Он говорил долго и надменно, а Джон погружался в собственные мысли.
– Сэм, – тихо проговорил он потом, – поверь мне, эта женщина была мне с самого начала несимпатична.
Он грустно покачал головой и сплюнул. Автомобиль покатил в Вену.
А в это время у дома на Рингштрассе остановилась другая машина с разбитым стеклом. Азиадэ взбежала по лестнице и наткнулась на Хасу со шляпой в руках, готового выйти из дома.
– Хаса! – закричала она, всхлипывая. – Я обидела твоего друга Курца, разбила машину, разорвала сто долларов и бросила их в лицо незнакомым людям, и все это из-за Марион.
Она рыдала, уткнувшись в плечо Хасы. Он нежно поглаживал ее вздрагивающие плечи. Эта дикарка любила его, в этом не было сомнений, даже если такая любовь была незнакомой и непонятной, полной странных порывов, приступов и импульсов.
Он погладил ее по голове и спокойно сказал:
– Никакой Марион больше нет, никакой Марион никогда и не было. Есть только Азиадэ.
Азиадэ с благодарностью посмотрела на него.
– Да, – сказала она, – есть только Азиадэ, и она забыла записать номер машины, на которую наехала. Не сердись, Хаса, я не хочу больше водить машину.
Глава 18
Задумчиво пожевывая сигару, Сэм Дут шел по Рингштрассе. Все ему в этой Вене не нравилось. Улицы казались безбожно широкими, дома постыдно низкими, и ни в одном кинотеатре не было афиши фильмов Джона.

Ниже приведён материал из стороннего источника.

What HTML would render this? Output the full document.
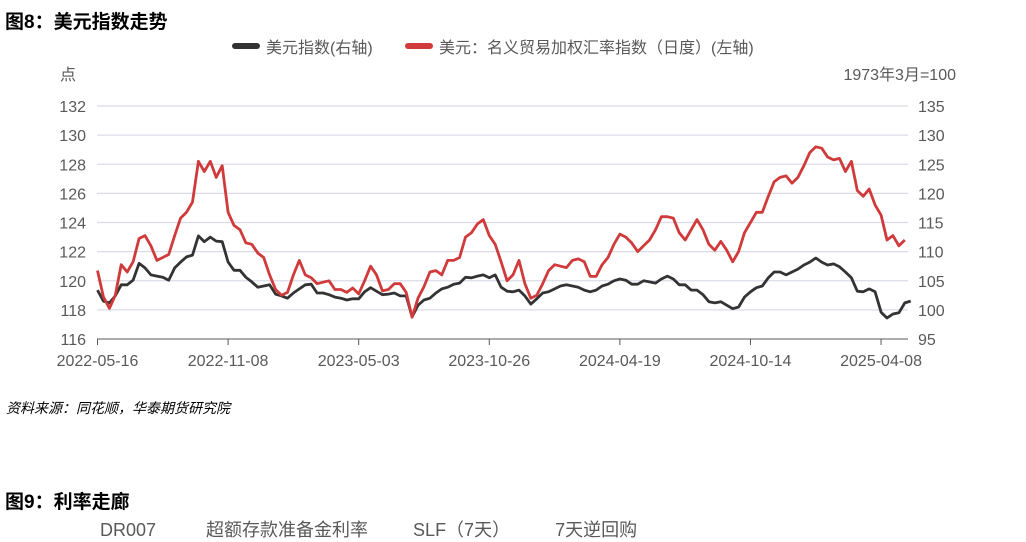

– Летний сезон, – пробурчал он и пошел дальше.
Черт их дернул ехать в Европу, почему нельзя было поехать в Мексику или на Кубу. И вообще, лучше бы Джон не связывался с женщинами, они всегда приносили дому Османов одни только неприятности.
Сэм остановился и стряхнул пепел. Прошло ровно шесть лет с тех пор, как он подобрал оборванного, голодного Джона в каком-то подозрительном кабаке в Бовери. Его мудрое греческое сердце сразу почуяло большую удачу. Он накормил беднягу и окрестил его Джоном Ролландом. Однако за накрахмаленной рубашкой под фраком и красным паспортом скрывалась изменчивая османская душа.

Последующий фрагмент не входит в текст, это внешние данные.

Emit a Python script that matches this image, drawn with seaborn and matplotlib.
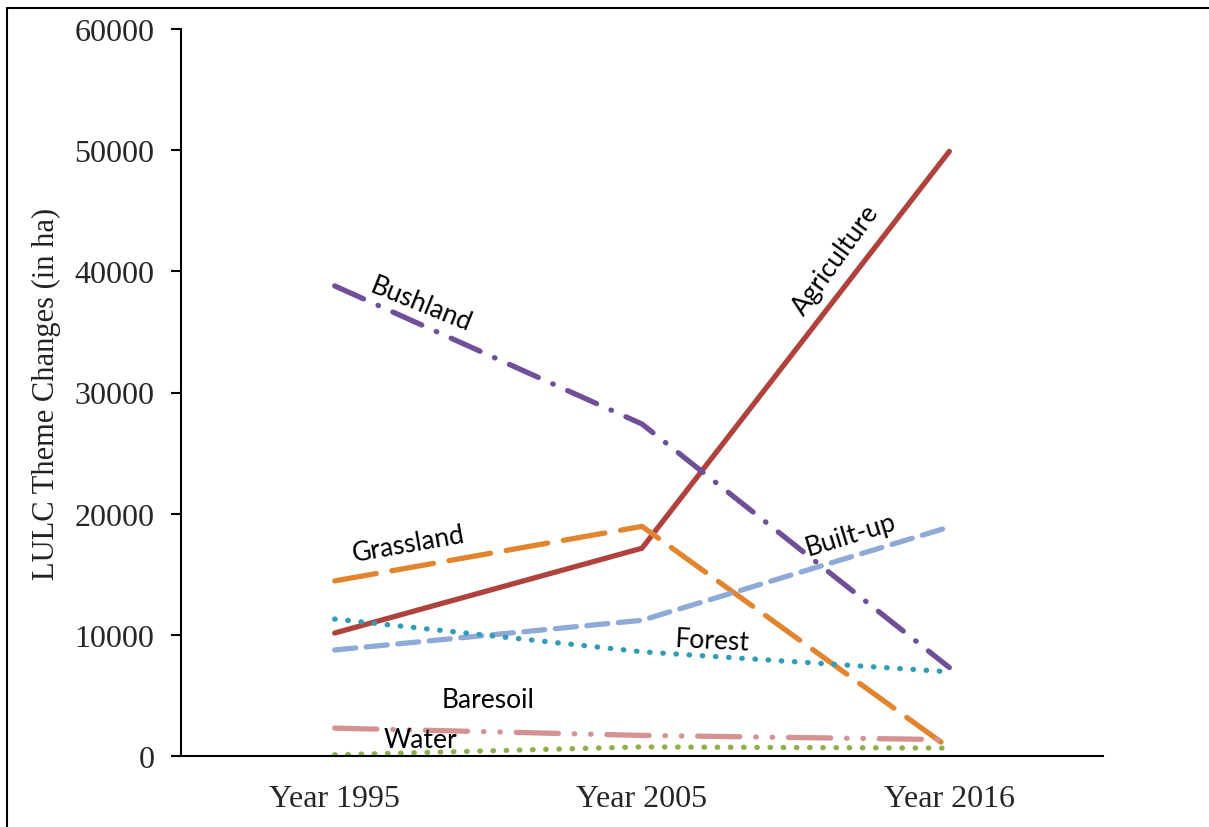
import matplotlib
matplotlib.use("Agg")
import matplotlib.pyplot as plt
import seaborn as sns
import pandas as pd
from matplotlib.lines import Line2D

years = ["Year 1995", "Year 2005", "Year 2016"]
agriculture = [10150, 17150, 49900]
bushland = [38800, 27400, 7300]
grassland = [14450, 18950, 650]
builtup = [8750, 11200, 18900]
forest = [11300, 8600, 6950]
baresoil = [2300, 1700, 1350]
water = [100, 750, 650]

series_names = ["Agriculture", "Bushland", "Grassland", "Built-up", "Forest", "Baresoil", "Water"]
series_vals = [agriculture, bushland, grassland, builtup, forest, baresoil, water]

rows = []
for name, vals in zip(series_names, series_vals):
    for i, v in enumerate(vals):
        rows.append({"series": name, "pos": i, "value": v})
df = pd.DataFrame(rows)

colors = {
    "Agriculture": "#B0423E",
    "Bushland": "#6E4F98",
    "Grassland": "#E3852F",
    "Built-up": "#8FAAD7",
    "Forest": "#2F9DB8",
    "Baresoil": "#D49392",
    "Water": "#8EB04C",
}
dashes = {
    "Agriculture": (None, None),
    "Bushland": (6, 3, 0.1, 3),
    "Grassland": (8, 3),
    "Built-up": (4, 2),
    "Forest": (0.1, 2.4),
    "Baresoil": (8, 3, 0.1, 3, 0.1, 3),
    "Water": (0.1, 2.4),
}

sns.set_style("white")
plt.rcParams["font.family"] = ["Liberation Serif", "DejaVu Serif"]

fig = plt.figure(figsize=(12.09, 8.28), dpi=100)
ax = fig.add_axes([181/1209, 1-757/828, (1103-181)/1209, (757-30)/828])

lw = 3.8
for name in series_names:
    sub = df[df.series == name]
    sns.lineplot(data=sub, x="pos", y="value", ax=ax, color=colors[name],
                 linewidth=lw, legend=False)
    line = ax.lines[-1]
    d = dashes[name]
    if d[0] is not None:
        line.set_dashes(d)
        line.set_dash_capstyle("round")
    line.set_solid_capstyle("round")
    line.set_solid_joinstyle("miter")

ax.set_xlim(-0.5, 2.5)
ax.set_ylim(0, 60000)
ax.set_yticks(range(0, 60001, 10000))
ax.set_xticks([0, 1, 2])
ax.set_xticklabels(years)
ax.set_xticks([-0.5, 0.5, 1.5, 2.5], minor=True)
ax.tick_params(axis="x", which="major", length=0, pad=20, labelsize=23)
ax.tick_params(axis="x", which="minor", length=9, width=1.5, direction="out", color="black")
ax.tick_params(axis="y", which="major", length=7, width=1.5, direction="out", color="black",
               labelsize=23, pad=12, left=True)
ax.set_xlabel("")
ax.set_ylabel("LULC Theme Changes (in ha)", fontsize=22, labelpad=10, color="#222222")
for s in ["top", "right"]:
    ax.spines[s].set_visible(False)
for s in ["left", "bottom"]:
    ax.spines[s].set_color("black")
    ax.spines[s].set_linewidth(1.5)
ax.grid(False)

lab_font = dict(family=["Lato", "DejaVu Sans"], fontsize=19, color="black",
                ha="center", va="center", rotation_mode="anchor")
labels = [
    ("Bushland", 0.28, 37300, -22),
    ("Grassland", 0.24, 17500, 10),
    ("Agriculture", 1.63, 41000, 54),
    ("Built-up", 1.68, 18300, 17),
    ("Forest", 1.23, 9500, -3),
    ("Baresoil", 0.50, 4700, 0),
    ("Water", 0.28, 1400, 0),
]
for txt, x, y, rot in labels:
    ax.text(x, y, txt, rotation=rot, **lab_font)

# outer frame (left and top edges visible)
fig.add_artist(Line2D([7/1209, 7/1209], [0, 1-9/828], transform=fig.transFigure,
                      color="black", linewidth=1.5))
fig.add_artist(Line2D([7/1209, 1], [1-9/828, 1-9/828], transform=fig.transFigure,
                      color="black", linewidth=1.5))

fig.savefig("out.png", dpi=100)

«Он всего лишь пьяница, – думал Сэм, – и останется таким, пока не найдет покой». В душе он был рад тому, что может проявить человеколюбие, не забывая об интересах дела. Если Джон еще года три будет так пьянствовать, он заработает себе больную печень, а через пять лет докатится до белой горячки. Османы всегда были слабы здоровьем, и тогда всё – конец фильмам. Сэм так же нежно заботился о Джоне, как бедный крестьянин о своей корове. «Ему могла бы помочь хорошая жена, – думал он, – верная, покорная женщина, которая заполняла бы его вечера. Ему было бы с кем мечтать о родине, это его так вдохновляет. Он же ненормальный». Сэм Дут пожал плечами, сам он о родине никогда не думал.
Он остановился перед домом с латунной табличкой «Доктор Александр Хаса», поднялся по широкой лестнице, позвонил в дверь и спросил Азиадэ, после чего его проводили в небольшой эркер.
Сэм Дут считал себя уравновешенным деловым человеком с большим опытом и ясной головой. Но сейчас он остановился как вкопанный, недоуменно моргая.
Ему улыбалась та самая темпераментная блондинка, разорвавшая накануне на мелкие кусочки стодолларовую купюру.